Washington, Mar 19 : A new study has found a link between the gene for the HDL-associated protein paraoxonase 1 (PON1) and adverse cardiac events such as coronary artery disease.
Researcher Stanley L. Hazen, M.D., Ph.D of the Cleveland Clinic and colleagues have also found that the variations in both the PON1 gene and its enzyme activity might increase the likelihood of cardiovascular disease events.
For the study, Dr. Hazen and colleagues examined the link between PON1 activity (such as anti-inflammatory and antioxidant activities) and whether a PON1 gene variation (polymorphism) Q192R was linked to a higher rate of cardiovascular disease and major adverse cardiac events.
In the study, the researchers included 1,399 patients who elected to undergo diagnostic coronary angiography between September 2002 and November 2003, and were followed-up until December 2006.
Hazen and colleagues found that participants in the highest PON1 activity quartile (7.3 percent for paraoxonase) were significantly less likely to have major adverse cardiac events as compared to those in the lowest activity quartile (25.1 percent for paraoxonase).
The study also indicated that variations of the PON1 gene demonstrated significant dose-dependent associations with decreased levels of serum PON1 activity and increased levels of measures of oxidative stress and that the PON1 Q192R polymorphism and serum PON1 activity were associated with both coronary artery disease and adverse cardiovascular events over the ensuing three year period after enrollment in the study.
"The current findings provide direct prospective evidence of an important mechanistic link between the PON1 gene and PON1 systemic activity measures with both multiple quantitative indices of oxidative stress and atherosclerotic heart disease development in humans," the researchers said.

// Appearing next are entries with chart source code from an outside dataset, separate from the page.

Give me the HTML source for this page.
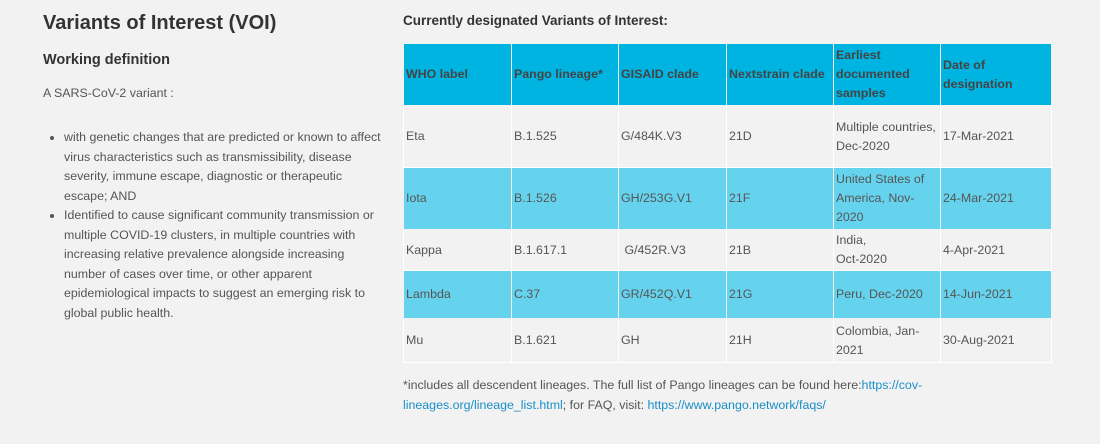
<!DOCTYPE html>
<html><head><meta charset="utf-8"><style>
body{margin:0;width:1100px;height:444px;background:#f2f2f2;font-family:"Liberation Sans",sans-serif;color:#555;position:relative;overflow:hidden}
.a{position:absolute}
h1{position:absolute;left:43px;top:12px;margin:0;font-size:20px;color:#333;font-weight:bold}
h2{position:absolute;left:43px;top:52px;margin:0;font-size:14.5px;color:#333;font-weight:bold}
ul{position:absolute;left:44px;top:128px;margin:0;padding-left:20px;width:318px;font-size:12.4px;line-height:19.5px}
table{position:absolute;left:403px;top:43px;width:648px;height:320px;border-collapse:collapse;table-layout:fixed;border:1px solid #333;font-size:12.4px}
td,th{border:1px solid #fff;padding:0 2px;text-align:left;vertical-align:middle;line-height:19px;color:#555;font-weight:normal}
th{background:#00b4e2;color:#444;font-weight:bold;border-color:#f2f2f2}
tr.b td{background:#66d3ee;border-color:#f2f2f2}
tr.w td{background:#f2f2f2;border-color:#fff}
a{color:#1a8fc7;text-decoration:none}
</style></head><body>
<h1>Variants of Interest (VOI)</h1>
<h2>Working definition</h2>
<div class="a" style="left:43px;top:86px;font-size:12.4px">A SARS-CoV-2 variant :</div>
<ul>
<li>with genetic changes that are predicted or known to affect virus characteristics such as transmissibility, disease severity, immune escape, diagnostic or therapeutic escape; AND</li>
<li>Identified to cause significant community transmission or multiple COVID-19 clusters, in multiple countries with increasing relative prevalence alongside increasing number of cases over time, or other apparent epidemiological impacts to suggest an emerging risk to global public health.</li>
</ul>
<div class="a" style="left:403px;top:13px;font-size:13.5px;font-weight:bold;color:#333">Currently designated Variants of Interest:</div>
<table>
<colgroup><col style="width:108px"><col style="width:107px"><col style="width:108px"><col style="width:107px"><col style="width:107px"><col style="width:111px"></colgroup>
<tr style="height:62px"><th>WHO label</th><th>Pango lineage*</th><th>GISAID clade</th><th>Nextstrain clade</th><th>Earliest documented samples</th><th>Date of designation</th></tr>
<tr class="w" style="height:62px"><td>Eta</td><td>B.1.525</td><td>G/484K.V3</td><td>21D</td><td>Multiple countries, Dec-2020</td><td>17-Mar-2021</td></tr>
<tr class="b" style="height:62px"><td>Iota</td><td>B.1.526</td><td>GH/253G.V1</td><td>21F</td><td>United States of America, Nov-2020</td><td>24-Mar-2021</td></tr>
<tr class="w" style="height:41px"><td>Kappa</td><td>B.1.617.1</td><td>&nbsp;G/452R.V3</td><td>21B</td><td>India,<br>Oct-2020</td><td>4-Apr-2021</td></tr>
<tr class="b" style="height:48px"><td>Lambda</td><td>C.37</td><td>GR/452Q.V1</td><td>21G</td><td>Peru, Dec-2020</td><td>14-Jun-2021</td></tr>
<tr class="w" style="height:44px"><td>Mu</td><td>B.1.621</td><td>GH</td><td>21H</td><td>Colombia, Jan-2021</td><td>30-Aug-2021</td></tr>
</table>
<div class="a" style="left:403px;top:376px;width:580px;font-size:12.4px;line-height:19.5px">*includes all descendent lineages. The full list of Pango lineages can be found here:<a href="#">https://cov-lineages.org/lineage_list.html</a>; for FAQ, visit: <a href="#">https://www.pango.network/faqs/</a></div>
</body></html>
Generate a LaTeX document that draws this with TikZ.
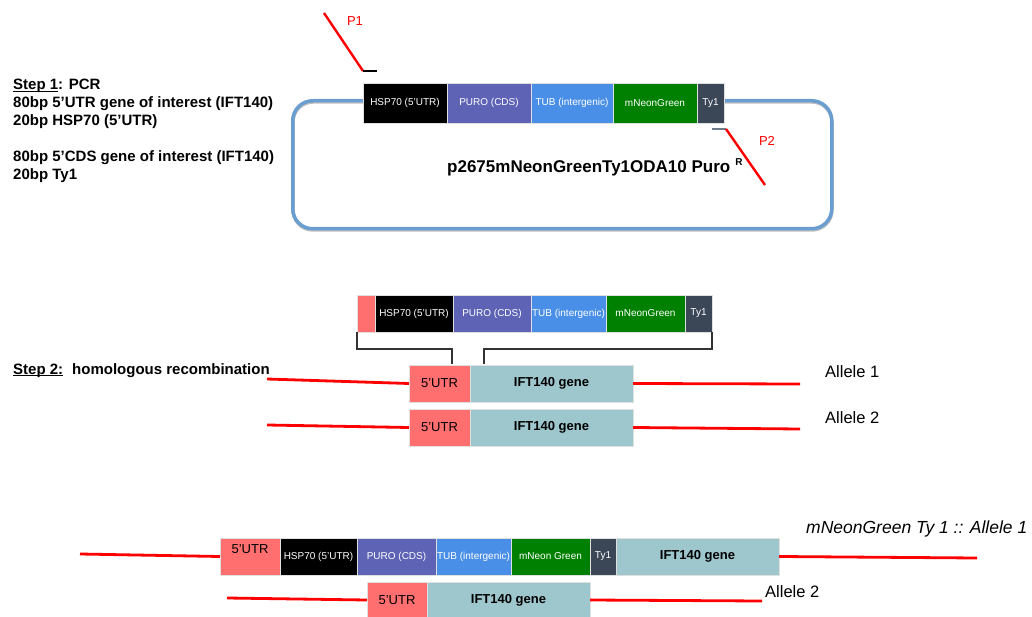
\documentclass[tikz,border=0pt]{standalone}
\usepackage{fontspec}
\setmainfont{Liberation Sans}
\definecolor{utr}{HTML}{FF6F6F}
\definecolor{puro}{HTML}{5E63B5}
\definecolor{tub}{HTML}{4A8FE7}
\definecolor{neon}{HTML}{008000}
\definecolor{tyone}{HTML}{3B4657}
\definecolor{ift}{HTML}{9EC6CD}
\definecolor{plas}{HTML}{6A9ED0}
\definecolor{dnared}{HTML}{FF0000}
\definecolor{tick}{HTML}{6D7A8A}
\newcommand\myul[1]{\setbox0\hbox{#1}\rlap{\rule[-1.7pt]{\wd0}{0.9pt}}\box0}
\begin{document}
\begin{tikzpicture}[x=1pt,y=-1pt,
  seg/.style={draw=black!12, line width=0.6pt, inner sep=0pt, outer sep=0pt, anchor=north west,
              text=white, font=\fontsize{10}{12}\selectfont},
  topseg/.style={seg, minimum height=40pt},
  midseg/.style={seg, minimum height=37pt},
  botseg/.style={seg, minimum height=37pt},
  utrbox/.style={fill=utr, text=black, font=\fontsize{13}{15}\selectfont},
  iftbox/.style={fill=ift, text=black, font=\bfseries\fontsize{13}{15}\selectfont},
  dna/.style={draw=dnared, line width=2.8pt},
  primer/.style={draw=dnared, line width=2.4pt},
  plab/.style={text=dnared, font=\fontsize{13}{15}\selectfont, inner sep=0pt},
  allele/.style={anchor=base west, inner sep=0pt, font=\fontsize{16.5}{19}\selectfont},
  bracket/.style={draw=black!80, line width=1.1pt},
  steptxt/.style={anchor=base west, inner sep=0pt, align=left, font=\bfseries\fontsize{15}{18}\selectfont}
]
\useasboundingbox (0,0) rectangle (1032,617);

% ---------- Step 1 text (base = last line) ----------
\node[steptxt] (s1) at (13,180) {\myul{Step 1}: PCR\\
80bp 5’UTR gene of interest (IFT140)\\
20bp HSP70 (5’UTR)\\[18pt]
80bp 5’CDS gene of interest (IFT140)\\
20bp Ty1};

% ---------- plasmid ----------
\draw[black, opacity=0.25, line width=3.5pt, rounded corners=20pt] (293,102) rectangle (832,230);
\node[draw=plas, line width=3.5pt, rounded corners=20pt, minimum width=539pt, minimum height=128pt,
      inner sep=0pt, anchor=north west] (plasmid) at (291,99) {};

\node[topseg, fill=black, minimum width=84pt] (t1) at (363,83) {HSP70 (5’UTR)};
\node[topseg, fill=puro, minimum width=84pt] (t2) at (447,83) {PURO (CDS)};
\node[topseg, fill=tub, minimum width=82pt] (t3) at (531,83) {TUB (intergenic)};
\node[topseg, fill=neon, minimum width=84pt] (t4) at (613,83) {mNeonGreen};
\node[topseg, fill=tyone, minimum width=27pt] (t5) at (697,83) {Ty1};

\node[anchor=base west, inner sep=0pt, font=\bfseries\fontsize{17}{20}\selectfont] (title) at (447,173)
  {p2675mNeonGreenTy1ODA10 Puro\hspace{5pt}\raisebox{7pt}{\fontsize{10}{10}\selectfont R}};

% primers
\coordinate (p1a) at (324,13);
\coordinate (p1b) at (363,71);
\coordinate (p1c) at (377,71);
\draw[primer] (p1a) -- (p1b);
\draw[black, line width=2pt] (p1b) -- (p1c);
\node[plab] (p1) at (355,21) {P1};

\coordinate (p2a) at (712,129);
\coordinate (p2b) at (726,129);
\coordinate (p2c) at (765,185);
\draw[tick, line width=2pt] (p2a) -- (p2b);
\draw[primer] (p2b) -- (p2c);
\node[plab] (p2) at (767,141) {P2};

% ---------- Step 2 ----------
\node[steptxt] (s2) at (13,374) {\myul{Step 2:}\hspace{9pt}homologous recombination};

\node[midseg, fill=utr, minimum width=18pt] (m0) at (357,295) {};
\node[midseg, fill=black, minimum width=78pt] (m1) at (375,295) {HSP70 (5’UTR)};
\node[midseg, fill=puro, minimum width=78pt] (m2) at (453,295) {PURO (CDS)};
\node[midseg, fill=tub, minimum width=75pt] (m3) at (531,295) {TUB (intergenic)};
\node[midseg, fill=neon, minimum width=79pt] (m4) at (606,295) {mNeonGreen};
\node[midseg, fill=tyone, minimum width=27pt] (m5) at (685,295) {Ty1};

\node[midseg, utrbox, minimum width=61pt] (a1u) at (409,365) {5’UTR};
\node[midseg, iftbox, minimum width=163pt] (a1g) at (470,365) {IFT140 gene};
\node[midseg, utrbox, minimum width=61pt] (a2u) at (409,409) {5’UTR};
\node[midseg, iftbox, minimum width=163pt] (a2g) at (470,409) {IFT140 gene};

\coordinate (bl) at (452,364);
\coordinate (br) at (484,364);
\draw[bracket] (m0.south west) -- ++(0,17) -| (bl);
\draw[bracket] (m5.south east) -- ++(0,17) -| (br);

\coordinate (a1l) at (267,379);
\coordinate (a1r) at (800,384);
\coordinate (a2l) at (267,425);
\coordinate (a2r) at (800,429);
\draw[dna] (a1l) -- (a1u.west);
\draw[dna] (a1g.east) -- (a1r);
\draw[dna] (a2l) -- (a2u.west);
\draw[dna] (a2g.east) -- (a2r);

\node[allele] (al1) at (825,377) {Allele 1};
\node[allele] (al2) at (825,423) {Allele 2};

% ---------- result ----------
\node[botseg, utrbox, minimum width=60pt, text depth=14pt] (b0) at (220,538) {5’UTR};
\node[botseg, fill=black, minimum width=77pt] (b1) at (280,538) {HSP70 (5’UTR)};
\node[botseg, fill=puro, minimum width=79pt] (b2) at (357,538) {PURO (CDS)};
\node[botseg, fill=tub, minimum width=75pt] (b3) at (436,538) {TUB (intergenic)};
\node[botseg, fill=neon, minimum width=79pt] (b4) at (511,538) {mNeon Green};
\node[botseg, fill=tyone, minimum width=26pt] (b5) at (590,538) {Ty1};
\node[botseg, iftbox, minimum width=163pt] (b6) at (616,538) {IFT140 gene};

\node[botseg, utrbox, minimum width=60pt, minimum height=36pt] (c0) at (367,582) {5’UTR};
\node[botseg, iftbox, minimum width=163pt, minimum height=36pt] (c1) at (427,582) {IFT140 gene};

\coordinate (b0l) at (80,554);
\coordinate (b6r) at (977,558);
\coordinate (c0l) at (227,598);
\coordinate (c1r) at (762,601);
\draw[dna] (b0l) -- (b0.west);
\draw[dna] (b6.east) -- (b6r);
\draw[dna] (c0l) -- (c0.west);
\draw[dna] (c1.east) -- (c1r);

\node[allele, font=\itshape\fontsize{17.5}{20}\selectfont] (res) at (806,533) {mNeonGreen Ty 1 :: Allele 1};
\node[allele] (al3) at (765,597) {Allele 2};
\end{tikzpicture}
\end{document}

"Paraoxonase 1 is [strongly] associated with HDL particles within the circulation and has been argued to promote some of the anti-inflammatory and antioxidant effects attributed to HDL.
"Thus, the present studies also provide further support for the concept that functional properties beyond the ability of HDL and its associated proteins to promote reverse cholesterol transport contribute to the overall ability of this lipoprotein to reduce or prevent development of atherosclerosis," the researchers added.
The study is published in the March 19 issue of JAMA.